* [Problem] Transcribe the listing that follows in full, omitting pictures.

************

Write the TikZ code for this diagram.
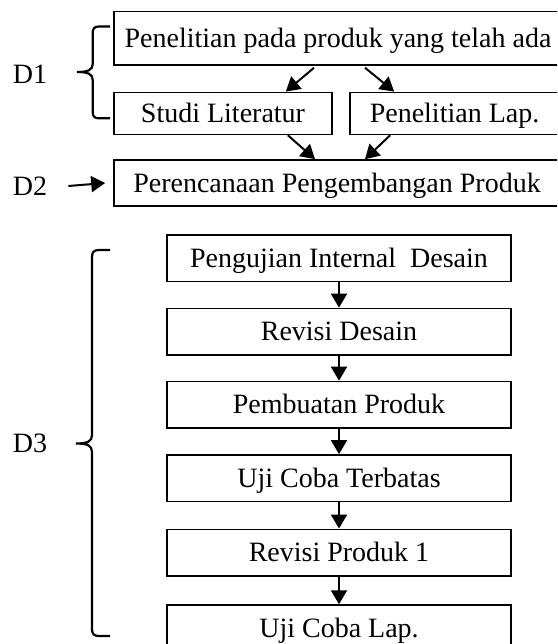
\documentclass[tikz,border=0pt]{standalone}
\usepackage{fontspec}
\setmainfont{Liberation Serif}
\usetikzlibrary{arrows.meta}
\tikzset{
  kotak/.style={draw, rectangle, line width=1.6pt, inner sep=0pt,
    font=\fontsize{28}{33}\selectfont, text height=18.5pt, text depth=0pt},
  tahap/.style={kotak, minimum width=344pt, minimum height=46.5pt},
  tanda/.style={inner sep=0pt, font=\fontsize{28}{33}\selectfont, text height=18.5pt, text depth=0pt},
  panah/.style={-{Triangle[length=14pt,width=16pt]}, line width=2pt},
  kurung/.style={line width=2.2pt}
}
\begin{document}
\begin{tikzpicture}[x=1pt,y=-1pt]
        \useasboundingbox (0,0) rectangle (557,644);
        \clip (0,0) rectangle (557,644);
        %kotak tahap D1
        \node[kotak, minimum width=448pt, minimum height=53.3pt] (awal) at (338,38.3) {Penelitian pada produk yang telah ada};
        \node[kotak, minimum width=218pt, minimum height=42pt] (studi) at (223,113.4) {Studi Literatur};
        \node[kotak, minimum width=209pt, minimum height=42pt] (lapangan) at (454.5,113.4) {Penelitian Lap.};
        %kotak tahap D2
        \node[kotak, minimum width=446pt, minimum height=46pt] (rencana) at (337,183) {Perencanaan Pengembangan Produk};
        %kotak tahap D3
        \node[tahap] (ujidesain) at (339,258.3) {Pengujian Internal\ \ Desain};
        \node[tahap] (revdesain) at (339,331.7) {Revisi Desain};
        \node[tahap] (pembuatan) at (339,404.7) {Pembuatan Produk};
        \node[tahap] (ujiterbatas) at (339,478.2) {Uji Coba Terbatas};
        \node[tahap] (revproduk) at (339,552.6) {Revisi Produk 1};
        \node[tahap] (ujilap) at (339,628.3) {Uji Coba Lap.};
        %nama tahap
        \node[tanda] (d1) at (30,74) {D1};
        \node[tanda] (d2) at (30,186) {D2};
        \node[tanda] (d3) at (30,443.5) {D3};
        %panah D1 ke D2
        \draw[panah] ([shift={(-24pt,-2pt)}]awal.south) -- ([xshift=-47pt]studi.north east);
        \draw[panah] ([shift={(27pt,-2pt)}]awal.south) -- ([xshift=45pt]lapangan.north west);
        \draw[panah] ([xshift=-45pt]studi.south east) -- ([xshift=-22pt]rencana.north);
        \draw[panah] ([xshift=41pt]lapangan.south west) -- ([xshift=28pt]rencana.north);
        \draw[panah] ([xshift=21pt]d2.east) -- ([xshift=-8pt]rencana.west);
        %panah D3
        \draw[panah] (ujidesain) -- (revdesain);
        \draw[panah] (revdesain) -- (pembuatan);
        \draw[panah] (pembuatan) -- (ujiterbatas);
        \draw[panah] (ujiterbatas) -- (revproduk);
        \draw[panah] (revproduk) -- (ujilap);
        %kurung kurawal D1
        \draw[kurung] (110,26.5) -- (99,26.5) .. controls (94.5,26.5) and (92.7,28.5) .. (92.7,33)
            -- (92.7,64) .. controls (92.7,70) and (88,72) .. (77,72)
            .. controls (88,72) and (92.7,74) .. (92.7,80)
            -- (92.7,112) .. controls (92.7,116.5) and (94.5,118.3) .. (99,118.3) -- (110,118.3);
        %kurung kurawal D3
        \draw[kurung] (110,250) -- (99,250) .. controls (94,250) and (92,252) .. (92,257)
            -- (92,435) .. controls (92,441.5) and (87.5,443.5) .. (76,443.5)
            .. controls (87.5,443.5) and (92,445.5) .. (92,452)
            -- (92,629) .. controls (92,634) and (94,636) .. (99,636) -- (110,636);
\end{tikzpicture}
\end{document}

************

* [Task output]
Write the TikZ code for this diagram.
\documentclass[tikz,border=0pt]{standalone}
\usepackage{fontspec}
\setmainfont{Liberation Serif}
\usetikzlibrary{arrows.meta}
\tikzset{
  kotak/.style={draw, rectangle, line width=1.6pt, inner sep=0pt,
    font=\fontsize{28}{33}\selectfont, text height=18.5pt, text depth=0pt},
  tahap/.style={kotak, minimum width=344pt, minimum height=46.5pt},
  tanda/.style={inner sep=0pt, font=\fontsize{28}{33}\selectfont, text height=18.5pt, text depth=0pt},
  panah/.style={-{Triangle[length=14pt,width=16pt]}, line width=2pt},
  kurung/.style={line width=2.2pt}
}
\begin{document}
\begin{tikzpicture}[x=1pt,y=-1pt]
        \useasboundingbox (0,0) rectangle (557,644);
        \clip (0,0) rectangle (557,644);
        %kotak tahap D1
        \node[kotak, minimum width=448pt, minimum height=53.3pt] (awal) at (338,38.3) {Penelitian pada produk yang telah ada};
        \node[kotak, minimum width=218pt, minimum height=42pt] (studi) at (223,113.4) {Studi Literatur};
        \node[kotak, minimum width=209pt, minimum height=42pt] (lapangan) at (454.5,113.4) {Penelitian Lap.};
        %kotak tahap D2
        \node[kotak, minimum width=446pt, minimum height=46pt] (rencana) at (337,183) {Perencanaan Pengembangan Produk};
        %kotak tahap D3
        \node[tahap] (ujidesain) at (339,258.3) {Pengujian Internal\ \ Desain};
        \node[tahap] (revdesain) at (339,331.7) {Revisi Desain};
        \node[tahap] (pembuatan) at (339,404.7) {Pembuatan Produk};
        \node[tahap] (ujiterbatas) at (339,478.2) {Uji Coba Terbatas};
        \node[tahap] (revproduk) at (339,552.6) {Revisi Produk 1};
        \node[tahap] (ujilap) at (339,628.3) {Uji Coba Lap.};
        %nama tahap
        \node[tanda] (d1) at (30,74) {D1};
        \node[tanda] (d2) at (30,186) {D2};
        \node[tanda] (d3) at (30,443.5) {D3};
        %panah D1 ke D2
        \draw[panah] ([shift={(-24pt,-2pt)}]awal.south) -- ([xshift=-47pt]studi.north east);
        \draw[panah] ([shift={(27pt,-2pt)}]awal.south) -- ([xshift=45pt]lapangan.north west);
        \draw[panah] ([xshift=-45pt]studi.south east) -- ([xshift=-22pt]rencana.north);
        \draw[panah] ([xshift=41pt]lapangan.south west) -- ([xshift=28pt]rencana.north);
        \draw[panah] ([xshift=21pt]d2.east) -- ([xshift=-8pt]rencana.west);
        %panah D3
        \draw[panah] (ujidesain) -- (revdesain);
        \draw[panah] (revdesain) -- (pembuatan);
        \draw[panah] (pembuatan) -- (ujiterbatas);
        \draw[panah] (ujiterbatas) -- (revproduk);
        \draw[panah] (revproduk) -- (ujilap);
        %kurung kurawal D1
        \draw[kurung] (110,26.5) -- (99,26.5) .. controls (94.5,26.5) and (92.7,28.5) .. (92.7,33)
            -- (92.7,64) .. controls (92.7,70) and (88,72) .. (77,72)
            .. controls (88,72) and (92.7,74) .. (92.7,80)
            -- (92.7,112) .. controls (92.7,116.5) and (94.5,118.3) .. (99,118.3) -- (110,118.3);
        %kurung kurawal D3
        \draw[kurung] (110,250) -- (99,250) .. controls (94,250) and (92,252) .. (92,257)
            -- (92,435) .. controls (92,441.5) and (87.5,443.5) .. (76,443.5)
            .. controls (87.5,443.5) and (92,445.5) .. (92,452)
            -- (92,629) .. controls (92,634) and (94,636) .. (99,636) -- (110,636);
\end{tikzpicture}
\end{document}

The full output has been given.